# [Given request]
Transcribe the lines below verbatim, skipping the images.

# [Collected material]
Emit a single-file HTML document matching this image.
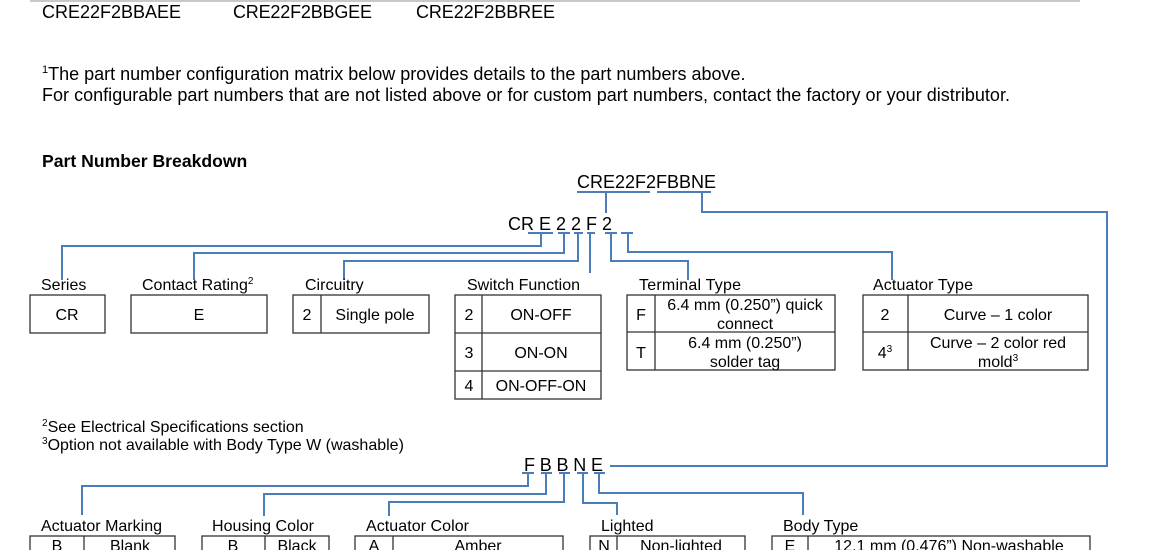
<!DOCTYPE html>
<html><head><meta charset="utf-8"><style>
html,body{margin:0;padding:0;background:#fff;width:1150px;height:550px;overflow:hidden}
svg{display:block}
text{font-family:"Liberation Sans",Arial,sans-serif;fill:#000}
</style></head><body>
<svg width="1150" height="550" viewBox="0 0 1150 550" xmlns="http://www.w3.org/2000/svg">
<line x1="30" y1="1" x2="1080" y2="1" stroke="#c8c8c8" stroke-width="2"/>
<g font-size="18">
<text x="42" y="18" textLength="139">CRE22F2BBAEE</text>
<text x="233" y="18" textLength="139">CRE22F2BBGEE</text>
<text x="416" y="18" textLength="139">CRE22F2BBREE</text>
<text x="42" y="80"><tspan font-size="11" dy="-7">1</tspan><tspan dy="7">The part number configuration matrix below provides details to the part numbers above.</tspan></text>
<text x="42" y="101" textLength="968">For configurable part numbers that are not listed above or for custom part numbers, contact the factory or your distributor.</text>
<text x="42" y="167" font-weight="bold" font-size="17.6">Part Number Breakdown</text>
<text x="577" y="188" textLength="139">CRE22F2FBBNE</text>
<text x="508" y="230" textLength="104">CR E 2 2 F 2</text>
<text x="524" y="471" textLength="79">F B B N E</text>
</g>
<g fill="none" stroke="#4a7ebb" stroke-width="2">
<path d="M577 192H650M657 192H711"/>
<path d="M606 192V213"/>
<path d="M702 192V212H1107V466H610"/>
<path d="M528 233H553M558 233H570M574 233H583M587 233H595M605 233H617M621 233H633"/>
<path d="M541 233V246H62V280"/>
<path d="M564 233V253H194V280"/>
<path d="M578 233V261H344V280"/>
<path d="M590 233V273"/>
<path d="M611 233V261H688V280"/>
<path d="M628 233V252H892V280"/>
<path d="M522 473H534M541 473H552M559 473H570M577 473H588M594 473H605"/>
<path d="M528 473V486H82V515"/>
<path d="M546 473V494H264V516"/>
<path d="M564 473V502H389V516"/>
<path d="M583 473V503H617V515"/>
<path d="M599 473V493H803V515"/>
</g>
<g font-size="16">
<text x="41" y="290">Series</text>
<text x="142" y="290">Contact Rating<tspan font-size="10" dy="-6">2</tspan></text>
<text x="305" y="290">Circuitry</text>
<text x="467" y="290" textLength="113">Switch Function</text>
<text x="639" y="290" textLength="102">Terminal Type</text>
<text x="873" y="290" textLength="100">Actuator Type</text>
<text x="41" y="531" textLength="121">Actuator Marking</text>
<text x="212" y="531" textLength="102">Housing Color</text>
<text x="366" y="531" textLength="103">Actuator Color</text>
<text x="601" y="531">Lighted</text>
<text x="783" y="531">Body Type</text>
<text x="42" y="432"><tspan font-size="10" dy="-6">2</tspan><tspan dy="6">See Electrical Specifications section</tspan></text>
<text x="42" y="450"><tspan font-size="10" dy="-6">3</tspan><tspan dy="6">Option not available with Body Type W (washable)</tspan></text>
</g>
<g fill="none" stroke="#333" stroke-width="1.3">
<rect x="30" y="295" width="75" height="38"/>
<rect x="131" y="295" width="136" height="38"/>
<rect x="293" y="295" width="136" height="38"/><path d="M321 295V333"/>
<rect x="455" y="295" width="146" height="104"/><path d="M482 295V399M455 333H601M455 371H601"/>
<rect x="627" y="295" width="208" height="75"/><path d="M655 295V370M627 332H835"/>
<rect x="863" y="295" width="225" height="75"/><path d="M908 295V370M863 332H1088"/>
<rect x="30" y="536" width="145" height="30"/><path d="M84 536V566"/>
<rect x="202" y="536" width="127" height="30"/><path d="M265 536V566"/>
<rect x="355" y="536" width="208" height="30"/><path d="M393 536V566"/>
<rect x="590" y="536" width="155" height="30"/><path d="M617 536V566"/>
<rect x="772" y="536" width="318" height="30"/><path d="M808 536V566"/>
</g>
<g font-size="16" text-anchor="middle">
<text x="67" y="320">CR</text>
<text x="199" y="320">E</text>
<text x="307" y="320">2</text><text x="375" y="320">Single pole</text>
<text x="469" y="320">2</text><text x="541" y="320">ON-OFF</text>
<text x="469" y="358">3</text><text x="541" y="358">ON-ON</text>
<text x="469" y="391">4</text><text x="541" y="391">ON-OFF-ON</text>
<text x="641" y="320">F</text><text x="745" y="310">6.4 mm (0.250”) quick</text><text x="745" y="329">connect</text>
<text x="641" y="358">T</text><text x="745" y="348">6.4 mm (0.250”)</text><text x="745" y="367">solder tag</text>
<text x="885" y="320">2</text><text x="998" y="320">Curve – 1 color</text>
<text x="885" y="358">4<tspan font-size="10" dy="-6">3</tspan></text><text x="998" y="348">Curve – 2 color red</text><text x="998" y="367">mold<tspan font-size="10" dy="-6">3</tspan></text>
<text x="57" y="551">B</text><text x="130" y="551">Blank</text>
<text x="233" y="551">B</text><text x="297" y="551">Black</text>
<text x="374" y="551">A</text><text x="478" y="551">Amber</text>
<text x="604" y="551">N</text><text x="681" y="551">Non-lighted</text>
<text x="790" y="551">E</text><text x="949" y="551">12.1 mm (0.476”) Non-washable</text>
</g>
</svg>
</body></html>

# [Solution for this exercise]
Emit a single-file HTML document matching this image.
<!DOCTYPE html>
<html><head><meta charset="utf-8"><style>
html,body{margin:0;padding:0;background:#fff;width:1150px;height:550px;overflow:hidden}
svg{display:block}
text{font-family:"Liberation Sans",Arial,sans-serif;fill:#000}
</style></head><body>
<svg width="1150" height="550" viewBox="0 0 1150 550" xmlns="http://www.w3.org/2000/svg">
<line x1="30" y1="1" x2="1080" y2="1" stroke="#c8c8c8" stroke-width="2"/>
<g font-size="18">
<text x="42" y="18" textLength="139">CRE22F2BBAEE</text>
<text x="233" y="18" textLength="139">CRE22F2BBGEE</text>
<text x="416" y="18" textLength="139">CRE22F2BBREE</text>
<text x="42" y="80"><tspan font-size="11" dy="-7">1</tspan><tspan dy="7">The part number configuration matrix below provides details to the part numbers above.</tspan></text>
<text x="42" y="101" textLength="968">For configurable part numbers that are not listed above or for custom part numbers, contact the factory or your distributor.</text>
<text x="42" y="167" font-weight="bold" font-size="17.6">Part Number Breakdown</text>
<text x="577" y="188" textLength="139">CRE22F2FBBNE</text>
<text x="508" y="230" textLength="104">CR E 2 2 F 2</text>
<text x="524" y="471" textLength="79">F B B N E</text>
</g>
<g fill="none" stroke="#4a7ebb" stroke-width="2">
<path d="M577 192H650M657 192H711"/>
<path d="M606 192V213"/>
<path d="M702 192V212H1107V466H610"/>
<path d="M528 233H553M558 233H570M574 233H583M587 233H595M605 233H617M621 233H633"/>
<path d="M541 233V246H62V280"/>
<path d="M564 233V253H194V280"/>
<path d="M578 233V261H344V280"/>
<path d="M590 233V273"/>
<path d="M611 233V261H688V280"/>
<path d="M628 233V252H892V280"/>
<path d="M522 473H534M541 473H552M559 473H570M577 473H588M594 473H605"/>
<path d="M528 473V486H82V515"/>
<path d="M546 473V494H264V516"/>
<path d="M564 473V502H389V516"/>
<path d="M583 473V503H617V515"/>
<path d="M599 473V493H803V515"/>
</g>
<g font-size="16">
<text x="41" y="290">Series</text>
<text x="142" y="290">Contact Rating<tspan font-size="10" dy="-6">2</tspan></text>
<text x="305" y="290">Circuitry</text>
<text x="467" y="290" textLength="113">Switch Function</text>
<text x="639" y="290" textLength="102">Terminal Type</text>
<text x="873" y="290" textLength="100">Actuator Type</text>
<text x="41" y="531" textLength="121">Actuator Marking</text>
<text x="212" y="531" textLength="102">Housing Color</text>
<text x="366" y="531" textLength="103">Actuator Color</text>
<text x="601" y="531">Lighted</text>
<text x="783" y="531">Body Type</text>
<text x="42" y="432"><tspan font-size="10" dy="-6">2</tspan><tspan dy="6">See Electrical Specifications section</tspan></text>
<text x="42" y="450"><tspan font-size="10" dy="-6">3</tspan><tspan dy="6">Option not available with Body Type W (washable)</tspan></text>
</g>
<g fill="none" stroke="#333" stroke-width="1.3">
<rect x="30" y="295" width="75" height="38"/>
<rect x="131" y="295" width="136" height="38"/>
<rect x="293" y="295" width="136" height="38"/><path d="M321 295V333"/>
<rect x="455" y="295" width="146" height="104"/><path d="M482 295V399M455 333H601M455 371H601"/>
<rect x="627" y="295" width="208" height="75"/><path d="M655 295V370M627 332H835"/>
<rect x="863" y="295" width="225" height="75"/><path d="M908 295V370M863 332H1088"/>
<rect x="30" y="536" width="145" height="30"/><path d="M84 536V566"/>
<rect x="202" y="536" width="127" height="30"/><path d="M265 536V566"/>
<rect x="355" y="536" width="208" height="30"/><path d="M393 536V566"/>
<rect x="590" y="536" width="155" height="30"/><path d="M617 536V566"/>
<rect x="772" y="536" width="318" height="30"/><path d="M808 536V566"/>
</g>
<g font-size="16" text-anchor="middle">
<text x="67" y="320">CR</text>
<text x="199" y="320">E</text>
<text x="307" y="320">2</text><text x="375" y="320">Single pole</text>
<text x="469" y="320">2</text><text x="541" y="320">ON-OFF</text>
<text x="469" y="358">3</text><text x="541" y="358">ON-ON</text>
<text x="469" y="391">4</text><text x="541" y="391">ON-OFF-ON</text>
<text x="641" y="320">F</text><text x="745" y="310">6.4 mm (0.250”) quick</text><text x="745" y="329">connect</text>
<text x="641" y="358">T</text><text x="745" y="348">6.4 mm (0.250”)</text><text x="745" y="367">solder tag</text>
<text x="885" y="320">2</text><text x="998" y="320">Curve – 1 color</text>
<text x="885" y="358">4<tspan font-size="10" dy="-6">3</tspan></text><text x="998" y="348">Curve – 2 color red</text><text x="998" y="367">mold<tspan font-size="10" dy="-6">3</tspan></text>
<text x="57" y="551">B</text><text x="130" y="551">Blank</text>
<text x="233" y="551">B</text><text x="297" y="551">Black</text>
<text x="374" y="551">A</text><text x="478" y="551">Amber</text>
<text x="604" y="551">N</text><text x="681" y="551">Non-lighted</text>
<text x="790" y="551">E</text><text x="949" y="551">12.1 mm (0.476”) Non-washable</text>
</g>
</svg>
</body></html>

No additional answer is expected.